What to do:
Work out how many lines in the listing below include the word "matches". Give nothing but the number.

········

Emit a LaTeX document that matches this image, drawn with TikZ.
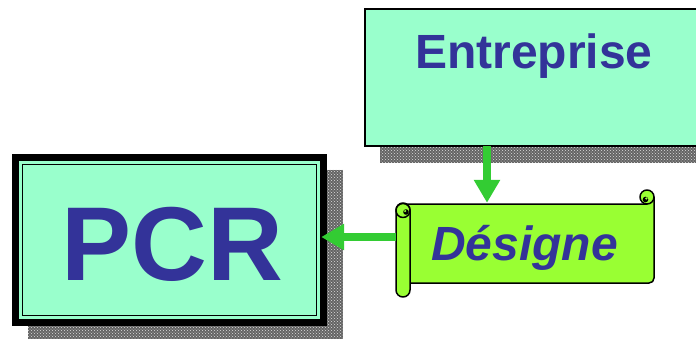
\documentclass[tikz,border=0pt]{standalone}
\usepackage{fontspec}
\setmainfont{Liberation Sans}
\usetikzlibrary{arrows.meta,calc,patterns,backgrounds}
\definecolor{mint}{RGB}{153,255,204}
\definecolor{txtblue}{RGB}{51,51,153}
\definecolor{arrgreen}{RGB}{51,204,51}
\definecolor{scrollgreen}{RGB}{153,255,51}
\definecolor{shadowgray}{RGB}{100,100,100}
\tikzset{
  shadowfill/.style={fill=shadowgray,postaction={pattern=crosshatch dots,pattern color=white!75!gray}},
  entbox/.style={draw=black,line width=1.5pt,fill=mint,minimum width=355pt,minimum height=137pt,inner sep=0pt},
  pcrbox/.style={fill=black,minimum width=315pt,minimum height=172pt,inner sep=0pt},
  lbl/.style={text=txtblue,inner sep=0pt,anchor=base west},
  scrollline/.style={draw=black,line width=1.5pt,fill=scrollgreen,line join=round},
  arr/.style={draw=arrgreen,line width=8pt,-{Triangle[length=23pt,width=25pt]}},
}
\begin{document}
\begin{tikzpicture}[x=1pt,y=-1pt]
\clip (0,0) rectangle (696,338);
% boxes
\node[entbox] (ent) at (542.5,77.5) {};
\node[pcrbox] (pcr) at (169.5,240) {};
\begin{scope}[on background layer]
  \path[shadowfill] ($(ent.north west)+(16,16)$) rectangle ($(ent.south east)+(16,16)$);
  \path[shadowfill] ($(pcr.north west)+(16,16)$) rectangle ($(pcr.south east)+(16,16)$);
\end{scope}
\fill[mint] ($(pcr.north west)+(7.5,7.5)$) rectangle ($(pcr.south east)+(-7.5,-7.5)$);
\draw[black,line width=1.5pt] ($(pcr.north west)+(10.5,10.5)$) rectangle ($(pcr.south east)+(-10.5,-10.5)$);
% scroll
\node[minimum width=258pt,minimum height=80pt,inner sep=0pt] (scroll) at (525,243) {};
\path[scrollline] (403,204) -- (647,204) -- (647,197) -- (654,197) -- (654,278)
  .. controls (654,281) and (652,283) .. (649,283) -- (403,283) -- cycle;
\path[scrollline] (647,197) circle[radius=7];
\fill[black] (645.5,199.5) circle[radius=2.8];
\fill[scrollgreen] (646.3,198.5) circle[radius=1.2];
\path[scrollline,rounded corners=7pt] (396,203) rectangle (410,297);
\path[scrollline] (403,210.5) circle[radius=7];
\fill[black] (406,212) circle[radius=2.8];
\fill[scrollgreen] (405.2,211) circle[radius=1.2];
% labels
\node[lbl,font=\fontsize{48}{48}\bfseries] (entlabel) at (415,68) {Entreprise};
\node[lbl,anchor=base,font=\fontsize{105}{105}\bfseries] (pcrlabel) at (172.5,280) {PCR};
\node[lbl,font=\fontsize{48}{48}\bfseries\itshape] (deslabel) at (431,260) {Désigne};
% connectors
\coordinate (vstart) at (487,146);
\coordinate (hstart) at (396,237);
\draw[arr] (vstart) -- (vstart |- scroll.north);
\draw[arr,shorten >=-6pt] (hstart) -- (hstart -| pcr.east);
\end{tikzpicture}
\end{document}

········

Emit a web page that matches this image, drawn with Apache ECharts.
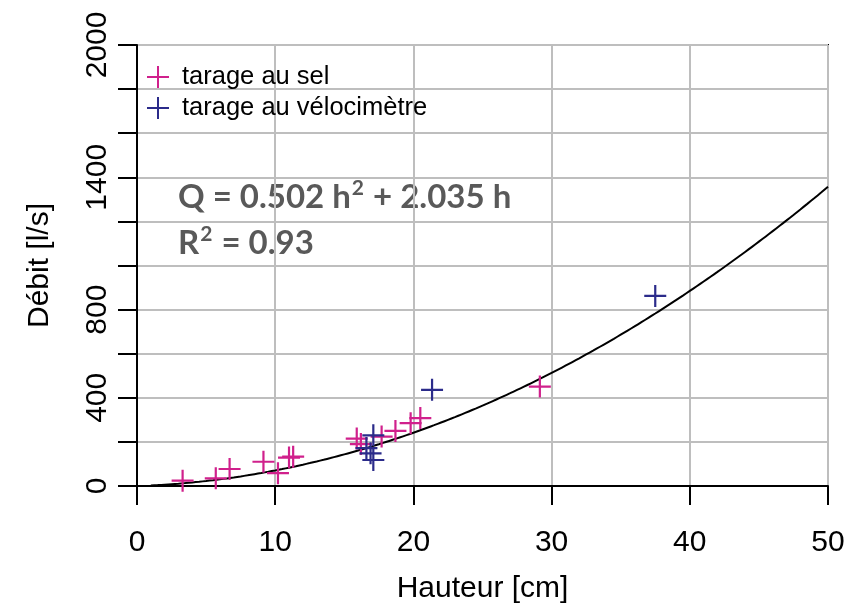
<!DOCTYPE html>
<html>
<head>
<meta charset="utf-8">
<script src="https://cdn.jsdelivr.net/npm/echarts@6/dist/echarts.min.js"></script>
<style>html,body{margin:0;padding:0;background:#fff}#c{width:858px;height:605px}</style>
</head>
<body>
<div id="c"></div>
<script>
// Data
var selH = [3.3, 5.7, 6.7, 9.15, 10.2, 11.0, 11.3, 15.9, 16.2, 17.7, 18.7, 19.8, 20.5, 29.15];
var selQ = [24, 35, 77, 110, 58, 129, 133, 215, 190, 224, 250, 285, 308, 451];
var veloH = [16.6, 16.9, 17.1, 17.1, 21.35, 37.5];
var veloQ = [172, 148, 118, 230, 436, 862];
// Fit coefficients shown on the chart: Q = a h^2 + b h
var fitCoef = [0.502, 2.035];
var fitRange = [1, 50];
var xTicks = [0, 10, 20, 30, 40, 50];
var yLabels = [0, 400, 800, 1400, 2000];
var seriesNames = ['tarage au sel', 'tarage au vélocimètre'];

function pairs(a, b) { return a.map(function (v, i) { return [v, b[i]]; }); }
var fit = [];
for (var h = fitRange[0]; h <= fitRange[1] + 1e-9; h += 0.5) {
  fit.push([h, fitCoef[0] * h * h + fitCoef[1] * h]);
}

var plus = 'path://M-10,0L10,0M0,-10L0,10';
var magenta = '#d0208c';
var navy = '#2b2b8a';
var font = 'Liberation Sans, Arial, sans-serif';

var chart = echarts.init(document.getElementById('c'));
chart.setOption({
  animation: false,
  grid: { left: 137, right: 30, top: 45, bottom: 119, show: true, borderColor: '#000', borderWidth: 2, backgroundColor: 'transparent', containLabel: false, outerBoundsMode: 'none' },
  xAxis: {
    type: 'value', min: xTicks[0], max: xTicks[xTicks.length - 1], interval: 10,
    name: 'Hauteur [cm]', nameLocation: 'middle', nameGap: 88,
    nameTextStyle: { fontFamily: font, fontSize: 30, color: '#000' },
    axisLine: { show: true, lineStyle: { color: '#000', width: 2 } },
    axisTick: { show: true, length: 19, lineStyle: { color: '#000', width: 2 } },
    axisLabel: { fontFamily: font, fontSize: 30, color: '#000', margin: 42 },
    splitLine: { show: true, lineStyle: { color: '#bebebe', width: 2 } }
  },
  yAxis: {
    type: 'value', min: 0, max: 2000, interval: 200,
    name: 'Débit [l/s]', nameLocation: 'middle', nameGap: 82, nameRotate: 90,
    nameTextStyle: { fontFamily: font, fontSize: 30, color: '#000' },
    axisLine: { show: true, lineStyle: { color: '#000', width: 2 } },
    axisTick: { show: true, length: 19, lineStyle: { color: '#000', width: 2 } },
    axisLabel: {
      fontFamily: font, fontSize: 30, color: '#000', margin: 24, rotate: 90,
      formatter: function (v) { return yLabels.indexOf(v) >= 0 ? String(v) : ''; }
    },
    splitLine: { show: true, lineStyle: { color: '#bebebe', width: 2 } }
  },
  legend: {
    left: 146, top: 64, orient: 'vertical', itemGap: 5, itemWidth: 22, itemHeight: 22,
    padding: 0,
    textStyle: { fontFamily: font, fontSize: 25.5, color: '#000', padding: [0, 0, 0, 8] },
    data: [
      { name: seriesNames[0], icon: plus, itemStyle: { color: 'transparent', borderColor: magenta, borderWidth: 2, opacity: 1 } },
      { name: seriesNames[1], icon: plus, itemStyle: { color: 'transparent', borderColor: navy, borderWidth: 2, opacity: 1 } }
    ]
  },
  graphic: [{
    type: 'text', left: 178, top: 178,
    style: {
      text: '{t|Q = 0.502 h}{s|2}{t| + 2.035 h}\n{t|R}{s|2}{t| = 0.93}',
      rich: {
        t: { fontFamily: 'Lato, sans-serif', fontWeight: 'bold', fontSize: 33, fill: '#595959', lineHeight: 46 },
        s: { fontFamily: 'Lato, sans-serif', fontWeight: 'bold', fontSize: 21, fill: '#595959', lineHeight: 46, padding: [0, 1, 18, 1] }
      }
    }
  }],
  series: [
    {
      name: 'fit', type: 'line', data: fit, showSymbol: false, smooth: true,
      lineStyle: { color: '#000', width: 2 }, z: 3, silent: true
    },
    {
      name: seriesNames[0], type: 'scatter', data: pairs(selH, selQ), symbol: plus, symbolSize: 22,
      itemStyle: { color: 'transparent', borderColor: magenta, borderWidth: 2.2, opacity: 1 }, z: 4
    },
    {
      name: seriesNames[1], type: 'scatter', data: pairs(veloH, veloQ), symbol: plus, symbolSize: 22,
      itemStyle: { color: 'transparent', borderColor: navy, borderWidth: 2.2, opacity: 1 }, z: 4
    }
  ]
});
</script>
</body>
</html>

········

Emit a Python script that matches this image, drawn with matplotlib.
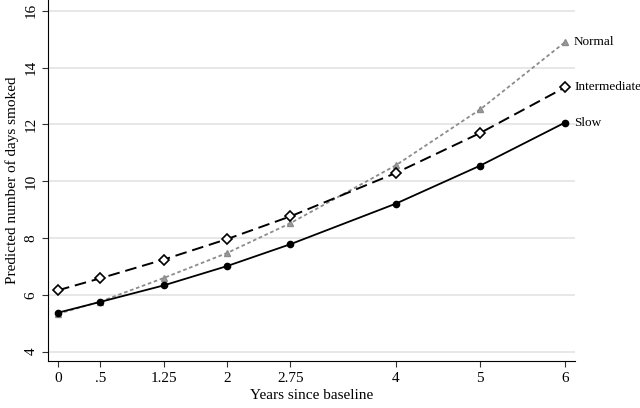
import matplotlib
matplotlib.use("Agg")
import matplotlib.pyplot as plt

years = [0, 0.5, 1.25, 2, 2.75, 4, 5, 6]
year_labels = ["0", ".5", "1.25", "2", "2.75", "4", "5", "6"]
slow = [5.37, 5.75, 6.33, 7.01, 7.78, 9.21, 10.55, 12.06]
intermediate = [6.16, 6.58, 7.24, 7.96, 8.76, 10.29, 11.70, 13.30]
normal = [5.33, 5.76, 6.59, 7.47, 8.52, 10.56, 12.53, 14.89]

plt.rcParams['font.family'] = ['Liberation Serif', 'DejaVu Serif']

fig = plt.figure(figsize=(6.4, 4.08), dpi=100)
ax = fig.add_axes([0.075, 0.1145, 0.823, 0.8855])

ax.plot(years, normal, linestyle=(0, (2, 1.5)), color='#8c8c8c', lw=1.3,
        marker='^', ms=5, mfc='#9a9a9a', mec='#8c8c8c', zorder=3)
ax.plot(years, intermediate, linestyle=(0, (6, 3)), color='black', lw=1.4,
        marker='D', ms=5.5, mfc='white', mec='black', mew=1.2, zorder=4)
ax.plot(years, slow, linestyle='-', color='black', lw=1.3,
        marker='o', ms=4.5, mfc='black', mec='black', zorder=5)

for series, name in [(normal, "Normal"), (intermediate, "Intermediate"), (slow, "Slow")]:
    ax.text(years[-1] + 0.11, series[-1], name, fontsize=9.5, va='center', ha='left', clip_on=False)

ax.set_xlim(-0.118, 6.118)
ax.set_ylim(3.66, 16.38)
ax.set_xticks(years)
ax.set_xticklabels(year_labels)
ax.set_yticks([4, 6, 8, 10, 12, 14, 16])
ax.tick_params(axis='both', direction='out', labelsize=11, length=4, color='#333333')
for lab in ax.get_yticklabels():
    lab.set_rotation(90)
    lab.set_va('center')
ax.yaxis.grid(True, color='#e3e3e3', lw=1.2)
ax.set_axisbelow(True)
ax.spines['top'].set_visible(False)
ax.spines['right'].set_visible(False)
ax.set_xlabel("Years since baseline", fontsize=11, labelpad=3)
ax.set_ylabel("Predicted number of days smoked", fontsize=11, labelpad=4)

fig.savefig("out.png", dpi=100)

········

Task output:
3